**What to produce**
Line by line, repeat the data below exactly, beginning at the first line and ending at the line with "transform=fig.transFigure))". Omit pictures.

▬▬▬▬▬▬

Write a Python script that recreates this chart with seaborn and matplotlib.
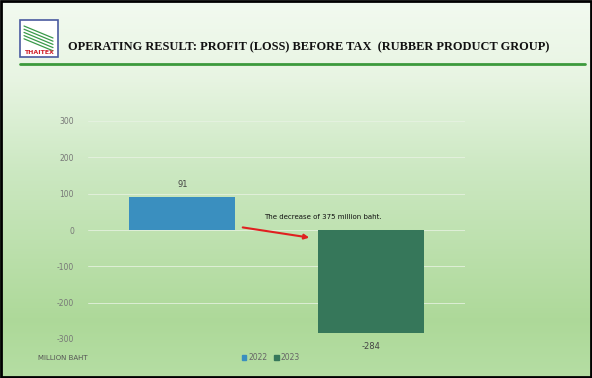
import numpy as np
import matplotlib
matplotlib.use("Agg")
import matplotlib.pyplot as plt
import seaborn as sns
import pandas as pd
from matplotlib.patches import Rectangle
from matplotlib.lines import Line2D

years = ["2022", "2023"]
values = [91, -284]
bar_colors = ["#3a8fbf", "#36775a"]
yticks = [-300, -200, -100, 0, 100, 200, 300]
title = "OPERATING RESULT: PROFIT (LOSS) BEFORE TAX  (RUBBER PRODUCT GROUP)"
note = "The decrease of 375 million baht."
unit = "MILLION BAHT"

sns.set_theme(style="white")
plt.rcParams['font.family'] = ['DejaVu Sans']

W, H = 592, 378
fig = plt.figure(figsize=(W / 100, H / 100), dpi=100)

# background gradient
bg = fig.add_axes([0, 0, 1, 1], zorder=0)
stops_y = [0.0, 0.2, 0.45, 0.85, 1.0]
stops_c = [(0.95, 0.98, 0.94), (0.91, 0.96, 0.89), (0.80, 0.91, 0.76), (0.68, 0.85, 0.60), (0.71, 0.87, 0.64)]
ys = np.linspace(0, 1, 200)
grad = np.zeros((200, 1, 3))
for k in range(3):
    grad[:, 0, k] = np.interp(ys, stops_y, [c[k] for c in stops_c])
bg.imshow(grad, aspect="auto", extent=[0, 1, 1, 0])
bg.set_xlim(0, 1); bg.set_ylim(1, 0)
bg.axis("off")
# border
bg.add_patch(Rectangle((0.002, 0.003), 0.996, 0.994, fill=False, edgecolor="black", lw=2,
                       transform=fig.transFigure))

# title line
fig.add_artist(Line2D([20 / W, 585 / W], [1 - 64 / H, 1 - 64 / H], color="#3c9a3c", lw=2))
# logo
fig.add_artist(Rectangle((20 / W, 1 - 57 / H), 38 / W, 37 / H, facecolor="white",
                         edgecolor="#4a5aa0", lw=1.2))
for i in range(5):
    y0 = 1 - (26 + i * 3.2) / H
    fig.add_artist(Line2D([24 / W, 53 / W], [y0, y0 - 12 / H], color="#3a9a4a", lw=0.9))
fig.text(39 / W, 1 - 52 / H, "THAITEX", color="#d0202a", fontsize=4.5, ha="center", va="center",
         fontweight="bold")
fig.text(68 / W, 1 - 47 / H, title, fontsize=8.9, fontweight="bold", family="Liberation Serif",
         ha="left", va="center", color="#111111")

ax = fig.add_axes([88 / W, 1 - 339 / H, 377 / W, 218 / H], zorder=1)
ax.patch.set_alpha(0)
df = pd.DataFrame({"year": years, "value": values})
sns.barplot(data=df, x="year", y="value", hue="year", palette=bar_colors, width=0.56,
            legend=False, ax=ax, saturation=1, zorder=3, linewidth=0, edgecolor="none")
ax.set_ylim(-300, 300)
ax.set_xlim(-0.5, 1.5)
ax.set_yticks(yticks)
ax.set_yticklabels([str(t) for t in yticks], fontsize=5.5, color="#777777")
ax.tick_params(axis="y", length=0, pad=10)
ax.set_xticks([])
ax.set_xlabel(""); ax.set_ylabel("")
for s in ax.spines.values():
    s.set_visible(False)
ax.grid(axis="y", color="#e8f3e3", lw=0.7, alpha=0.8, zorder=0)
ax.set_axisbelow(True)

for i, v in enumerate(values):
    off = 6 if v > 0 else -6
    ax.annotate(str(v), (i, v), xytext=(0, off), textcoords="offset points",
                ha="center", va="bottom" if v > 0 else "top", fontsize=6, color="#444444")

fig.text(264 / W, 1 - 217 / H, note, fontsize=5, color="#111111", ha="left", va="center")
ax.annotate("", xy=(312 / W, 1 - 238 / H), xytext=(240 / W, 1 - 227 / H),
            xycoords="figure fraction", textcoords="figure fraction",
            arrowprops=dict(arrowstyle="-|>", color="#e02020", lw=1.5, mutation_scale=7))

fig.text(38 / W, 1 - 358 / H, unit, fontsize=5, color="#555555", ha="left", va="center")
handles = [Rectangle((0, 0), 1, 1, color=c) for c in bar_colors]
fig.legend(handles, years, loc="center", bbox_to_anchor=(271 / W, 1 - 358 / H), ncol=2,
           frameon=False, fontsize=5.5, handlelength=0.6, handleheight=0.6, handletextpad=0.3,
           columnspacing=0.8, labelcolor="#666666")

fig.savefig("out.png", dpi=100)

▬▬▬▬▬▬

**Solution below**
Write a Python script that recreates this chart with seaborn and matplotlib.
import numpy as np
import matplotlib
matplotlib.use("Agg")
import matplotlib.pyplot as plt
import seaborn as sns
import pandas as pd
from matplotlib.patches import Rectangle
from matplotlib.lines import Line2D

years = ["2022", "2023"]
values = [91, -284]
bar_colors = ["#3a8fbf", "#36775a"]
yticks = [-300, -200, -100, 0, 100, 200, 300]
title = "OPERATING RESULT: PROFIT (LOSS) BEFORE TAX  (RUBBER PRODUCT GROUP)"
note = "The decrease of 375 million baht."
unit = "MILLION BAHT"

sns.set_theme(style="white")
plt.rcParams['font.family'] = ['DejaVu Sans']

W, H = 592, 378
fig = plt.figure(figsize=(W / 100, H / 100), dpi=100)

# background gradient
bg = fig.add_axes([0, 0, 1, 1], zorder=0)
stops_y = [0.0, 0.2, 0.45, 0.85, 1.0]
stops_c = [(0.95, 0.98, 0.94), (0.91, 0.96, 0.89), (0.80, 0.91, 0.76), (0.68, 0.85, 0.60), (0.71, 0.87, 0.64)]
ys = np.linspace(0, 1, 200)
grad = np.zeros((200, 1, 3))
for k in range(3):
    grad[:, 0, k] = np.interp(ys, stops_y, [c[k] for c in stops_c])
bg.imshow(grad, aspect="auto", extent=[0, 1, 1, 0])
bg.set_xlim(0, 1); bg.set_ylim(1, 0)
bg.axis("off")
# border
bg.add_patch(Rectangle((0.002, 0.003), 0.996, 0.994, fill=False, edgecolor="black", lw=2,
                       transform=fig.transFigure))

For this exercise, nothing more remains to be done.